Two-level parallelization of a fluid mechanics algorithm exploiting hardware heterogeneity

Abstract The prospect of wildly heterogeneous computer systems has led to a renewed discussion of programming approaches in high-performance computing, of which computational fluid dynamics is a major field. The challenge consists in harvesting the performance of all available hardware components while retaining good programmability. In particular the use of graphic cards is an important trend. This is addressed in the present paper by devising a hybrid programming model to create a heterogeneous data-parallel computation with a single source code. The concept is demonstrated for a one-dimensional spectral-element discretization of a fluid dynamics problem. To exploit the additional hardware available when coupling GPGPU-accelerated processes with excess CPU cores, a straight-forward load balancing model for such heterogeneous environments is developed. The paper presents a large number of run time measurements and demonstrates that the achieved performance gains are close to optimal.

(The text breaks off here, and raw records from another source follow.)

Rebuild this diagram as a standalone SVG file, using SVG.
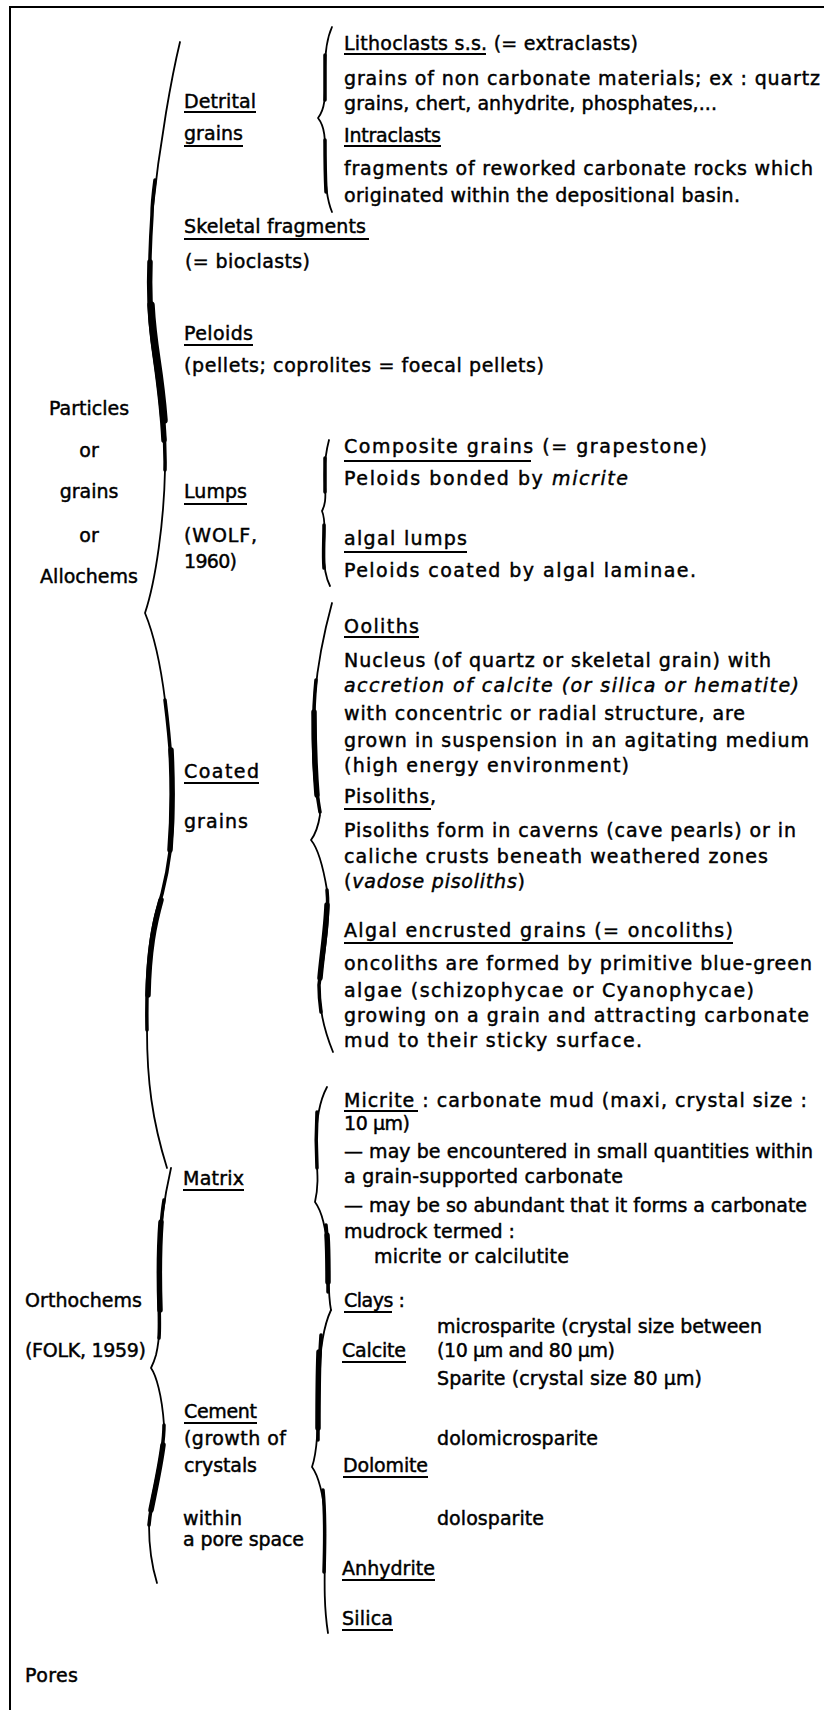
<svg xmlns="http://www.w3.org/2000/svg" width="824" height="1710" viewBox="0 0 824 1710">
<style>
.t{font-family:"DejaVu Sans","Liberation Sans",sans-serif;font-size:19px;fill:#000;stroke:#000;stroke-width:0.45}
.m{text-anchor:middle}
.i{font-style:italic}
.u{stroke:#000;stroke-width:1.8}
.b{fill:none;stroke:#000;stroke-width:1.8;stroke-linecap:round;stroke-linejoin:round}
.k1{fill:none;stroke:#000;stroke-width:3.5;stroke-linecap:round}
.k2{fill:none;stroke:#000;stroke-width:5.5;stroke-linecap:round}
.k3{fill:none;stroke:#000;stroke-width:7.5;stroke-linecap:round}
.f{stroke:#000;stroke-width:2;fill:none}
</style>
<rect width="824" height="1710" fill="#fff"/>
<g id="frame">
<path class="f" d="M824,7 L10,7 L10,1710"/>
</g>
<g id="connectors">
<!-- Allochems brace -->
<path class="b" d="M180,42 C172,75 160,140 152,215 C149,260 148,300 153,340 C158,380 166,420 165,470 C164,520 156,580 145,613 C152,630 160,660 165,700 C170,740 174,790 172,830 C170,865 164,890 156,915 C150,940 146,980 147,1030 C147,1080 152,1120 167,1168"/>
<path class="k1" d="M155,180 C153,195 152,205 152,215 C149,260 148,300 153,340 C158,380 166,420 165,470"/>
<path class="k2" d="M150,262 C149,290 150,315 153,340 C157,370 162,400 164,440"/>
<path class="k3" d="M151,305 C152,325 154,340 157,360 C160,380 162,395 164,420"/>
<path class="k1" d="M165,700 C170,740 174,790 172,830 C170,865 164,890 156,915 C150,940 146,980 147,1030"/>
<path class="k2" d="M171,750 C173,790 172,825 170,850"/>
<path class="k2" d="M161,900 C154,925 149,950 148,995"/>
<!-- Orthochems brace -->
<path class="b" d="M171,1168 C166,1190 160,1220 159,1260 C159,1300 162,1330 156,1355 C154,1362 152,1366 151,1368 C156,1375 162,1395 164,1425 C164,1460 152,1490 149,1525 C149,1550 153,1570 157,1583"/>
<path class="k1" d="M164,1200 C160,1225 159,1260 159,1290 C159,1310 160,1325 159,1338"/>
<path class="k2" d="M161,1222 C159,1250 159,1280 160,1310"/>
<path class="k1" d="M164,1425 C164,1460 152,1490 149,1525"/>
<path class="k2" d="M163,1445 C160,1468 155,1490 151,1510"/>
<!-- Detrital brace -->
<path class="b" d="M332,27 C327,38 325,52 325,70 C325,95 326,108 318,118 C326,128 325,142 325,162 C325,185 327,200 332,212"/>
<path class="k1" d="M325,55 C325,75 325,90 325,100"/>
<path class="k1" d="M325,140 C325,155 325,172 326,192"/>
<!-- Lumps brace -->
<path class="b" d="M329,440 C325,455 324,470 325,485 C326,500 325,505 322,511 C325,518 325,530 324,545 C323,565 326,578 330,586"/>
<path class="k1" d="M325,458 L325,492"/>
<path class="k1" d="M324,525 C324,540 323,555 324,568"/>
<!-- Coated brace -->
<path class="b" d="M332,603 C326,625 318,660 315,695 C313,730 316,780 320,815 C318,828 314,836 311,840 C316,846 322,860 327,890 C330,920 322,960 319,985 C319,1010 324,1030 333,1052"/>
<path class="k1" d="M316,680 C314,700 313,730 314,760 C315,785 318,800 320,812"/>
<path class="k2" d="M314,712 C314,740 315,770 317,795"/>
<path class="k1" d="M327,890 C330,920 322,960 319,985 C319,995 320,1005 321,1012"/>
<path class="k2" d="M327,905 C326,930 322,955 320,978"/>
<!-- Matrix brace -->
<path class="b" d="M327,1087 C320,1100 316,1120 316,1145 C316,1165 320,1180 315,1202 C321,1210 326,1225 328,1255 C329,1280 328,1295 331,1310"/>
<path class="k1" d="M317,1112 C316,1130 316,1150 317,1168"/>
<path class="k1" d="M326,1225 C328,1245 328,1265 328,1292"/>
<path class="k2" d="M327,1235 C328,1250 328,1265 328,1282"/>
<!-- Cement brace -->
<path class="b" d="M331,1310 C324,1325 320,1345 319,1380 C318,1420 318,1450 312,1467 C318,1475 324,1495 325,1520 C326,1560 322,1595 328,1633"/>
<path class="k1" d="M321,1335 C319,1365 318,1400 318,1440"/>
<path class="k2" d="M319,1352 C318,1380 318,1405 318,1428"/>
<path class="k1" d="M323,1490 C325,1510 325,1540 324,1572"/>
</g>
<g id="allochems">
<text class="t m" x="89" y="415">Particles</text>
<text class="t m" x="89" y="457">or</text>
<text class="t m" x="89" y="498">grains</text>
<text class="t m" x="89" y="542">or</text>
<text class="t m" x="89" y="583">Allochems</text>
</g>
<g id="detrital">
<text class="t" x="184" y="108" textLength="72">Detrital</text>
<line class="u" x1="184" y1="112" x2="256" y2="112"/>
<text class="t" x="184" y="140" textLength="59">grains</text>
<line class="u" x1="184" y1="146" x2="243" y2="146"/>
</g>
<g id="lithoclasts">
<text class="t" x="344" y="50" textLength="294">Lithoclasts s.s. (= extraclasts)</text>
<line class="u" x1="344" y1="54" x2="486" y2="54"/>
<text class="t" x="344" y="85" textLength="476">grains of non carbonate materials; ex : quartz</text>
<text class="t" x="344" y="110" textLength="373">grains, chert, anhydrite, phosphates,...</text>
</g>
<g id="intraclasts">
<text class="t" x="344" y="142" textLength="97">Intraclasts</text>
<line class="u" x1="344" y1="146" x2="441" y2="146"/>
<text class="t" x="344" y="175" textLength="469">fragments of reworked carbonate rocks which</text>
<text class="t" x="344" y="202" textLength="396">originated within the depositional basin.</text>
</g>
<g id="skeletal">
<text class="t" x="184" y="233" textLength="182">Skeletal fragments</text>
<line class="u" x1="184" y1="239" x2="369" y2="239"/>
<text class="t" x="185" y="268" textLength="125">(= bioclasts)</text>
</g>
<g id="peloids">
<text class="t" x="184" y="340" textLength="69">Peloids</text>
<line class="u" x1="184" y1="345" x2="253" y2="345"/>
<text class="t" x="184" y="372" textLength="360">(pellets; coprolites = foecal pellets)</text>
</g>
<g id="lumps">
<text class="t" x="184" y="498" textLength="63">Lumps</text>
<line class="u" x1="184" y1="504" x2="247" y2="504"/>
<text class="t" x="184" y="542" textLength="73">(WOLF,</text>
<text class="t" x="184" y="568" textLength="53">1960)</text>
</g>
<g id="composite">
<text class="t" x="344" y="453" textLength="363">Composite grains (= grapestone)</text>
<line class="u" x1="344" y1="461" x2="531" y2="461"/>
<text class="t" x="344" y="485" textLength="284">Peloids bonded by <tspan class="i">micrite</tspan></text>
</g>
<g id="algal-lumps">
<text class="t" x="344" y="545" textLength="123">algal lumps</text>
<line class="u" x1="344" y1="552" x2="467" y2="552"/>
<text class="t" x="344" y="577" textLength="352">Peloids coated by algal laminae.</text>
</g>
<g id="coated">
<text class="t" x="184" y="778" textLength="75">Coated</text>
<line class="u" x1="184" y1="783" x2="259" y2="783"/>
<text class="t" x="184" y="828" textLength="64">grains</text>
</g>
<g id="ooliths">
<text class="t" x="344" y="633" textLength="75">Ooliths</text>
<line class="u" x1="344" y1="637" x2="419" y2="637"/>
<text class="t" x="344" y="667" textLength="427">Nucleus (of quartz or skeletal grain) with</text>
<text class="t i" x="344" y="692" textLength="455">accretion of calcite (or silica or hematite)</text>
<text class="t" x="344" y="720" textLength="401">with concentric or radial structure, are</text>
<text class="t" x="344" y="747" textLength="465">grown in suspension in an agitating medium</text>
<text class="t" x="344" y="772" textLength="285">(high energy environment)</text>
</g>
<g id="pisoliths">
<text class="t" x="344" y="803" textLength="92">Pisoliths,</text>
<line class="u" x1="344" y1="809" x2="431" y2="809"/>
<text class="t" x="344" y="837" textLength="452">Pisoliths form in caverns (cave pearls) or in</text>
<text class="t" x="344" y="863" textLength="424">caliche crusts beneath weathered zones</text>
<text class="t" x="344" y="888" textLength="181">(<tspan class="i">vadose pisoliths</tspan>)</text>
</g>
<g id="oncoliths">
<text class="t" x="344" y="937" textLength="389">Algal encrusted grains (= oncoliths)</text>
<line class="u" x1="344" y1="943" x2="733" y2="943"/>
<text class="t" x="344" y="970" textLength="468">oncoliths are formed by primitive blue-green</text>
<text class="t" x="344" y="997" textLength="410">algae (schizophycae or Cyanophycae)</text>
<text class="t" x="344" y="1022" textLength="465">growing on a grain and attracting carbonate</text>
<text class="t" x="344" y="1047" textLength="298">mud to their sticky surface.</text>
</g>
<g id="orthochems">
<text class="t" x="25" y="1307" textLength="117">Orthochems</text>
<text class="t" x="25" y="1357" textLength="121">(FOLK, 1959)</text>
</g>
<g id="matrix">
<text class="t" x="183" y="1185" textLength="61">Matrix</text>
<line class="u" x1="183" y1="1190" x2="244" y2="1190"/>
</g>
<g id="micrite">
<text class="t" x="344" y="1107" textLength="463">Micrite : carbonate mud (maxi, crystal size :</text>
<line class="u" x1="344" y1="1111" x2="418" y2="1111"/>
<text class="t" x="344" y="1130" textLength="66">10 µm)</text>
<text class="t" x="344" y="1158" textLength="469">— may be encountered in small quantities within</text>
<text class="t" x="344" y="1183" textLength="279">a grain-supported carbonate</text>
<text class="t" x="344" y="1212" textLength="463">— may be so abundant that it forms a carbonate</text>
<text class="t" x="344" y="1238" textLength="171">mudrock termed :</text>
<text class="t" x="374" y="1263" textLength="195">micrite or calcilutite</text>
</g>
<g id="clays">
<text class="t" x="344" y="1307" textLength="61">Clays :</text>
<line class="u" x1="344" y1="1312" x2="392" y2="1312"/>
</g>
<g id="cement">
<text class="t" x="184" y="1418" textLength="73">Cement</text>
<line class="u" x1="184" y1="1423" x2="257" y2="1423"/>
<text class="t" x="184" y="1445" textLength="102">(growth of</text>
<text class="t" x="184" y="1472" textLength="73">crystals</text>
<text class="t" x="183" y="1525" textLength="59">within</text>
<text class="t" x="183" y="1546" textLength="121">a pore space</text>
</g>
<g id="calcite">
<text class="t" x="342" y="1357" textLength="64">Calcite</text>
<line class="u" x1="342" y1="1362" x2="406" y2="1362"/>
<text class="t" x="437" y="1333" textLength="325">microsparite (crystal size between</text>
<text class="t" x="437" y="1357" textLength="178">(10 µm and 80 µm)</text>
<text class="t" x="437" y="1385" textLength="265">Sparite (crystal size 80 µm)</text>
</g>
<g id="dolomite">
<text class="t" x="343" y="1472" textLength="85">Dolomite</text>
<line class="u" x1="343" y1="1477" x2="428" y2="1477"/>
<text class="t" x="437" y="1445" textLength="161">dolomicrosparite</text>
<text class="t" x="437" y="1525" textLength="107">dolosparite</text>
</g>
<g id="anhydrite">
<text class="t" x="342" y="1575" textLength="93">Anhydrite</text>
<line class="u" x1="342" y1="1580" x2="435" y2="1580"/>
</g>
<g id="silica">
<text class="t" x="342" y="1625" textLength="51">Silica</text>
<line class="u" x1="342" y1="1630" x2="393" y2="1630"/>
</g>
<g id="pores">
<text class="t" x="25" y="1682" textLength="53">Pores</text>
</g>
</svg>
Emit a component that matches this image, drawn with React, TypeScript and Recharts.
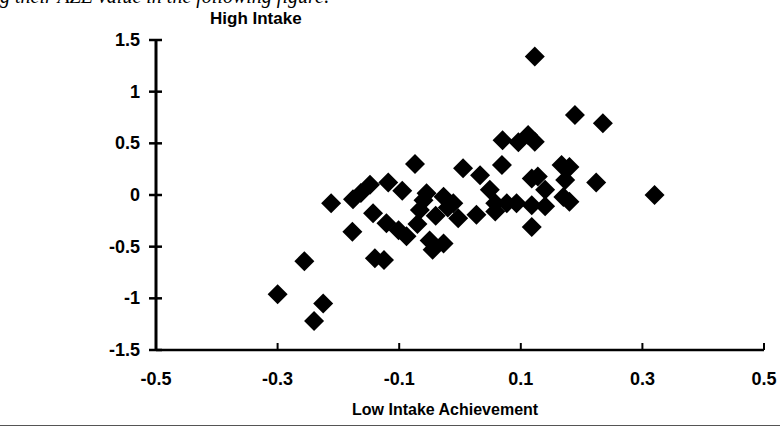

This provides valuable information for the implementation of fluid dynamics codes on modern heterogeneous hardware.

[1]  Timothy C. Warburton,et al.  Nodal discontinuous Galerkin methods on graphics processors , 2009, J. Comput. Phys..

[2]  S. Sherwin,et al.  From h to p efficiently: optimal implementation strategies for explicit time-dependent problems using the spectral/hp element method , 2014, International journal for numerical methods in fluids.

[3]  N. Peters,et al.  Discussion of Test Problem A , 1982 .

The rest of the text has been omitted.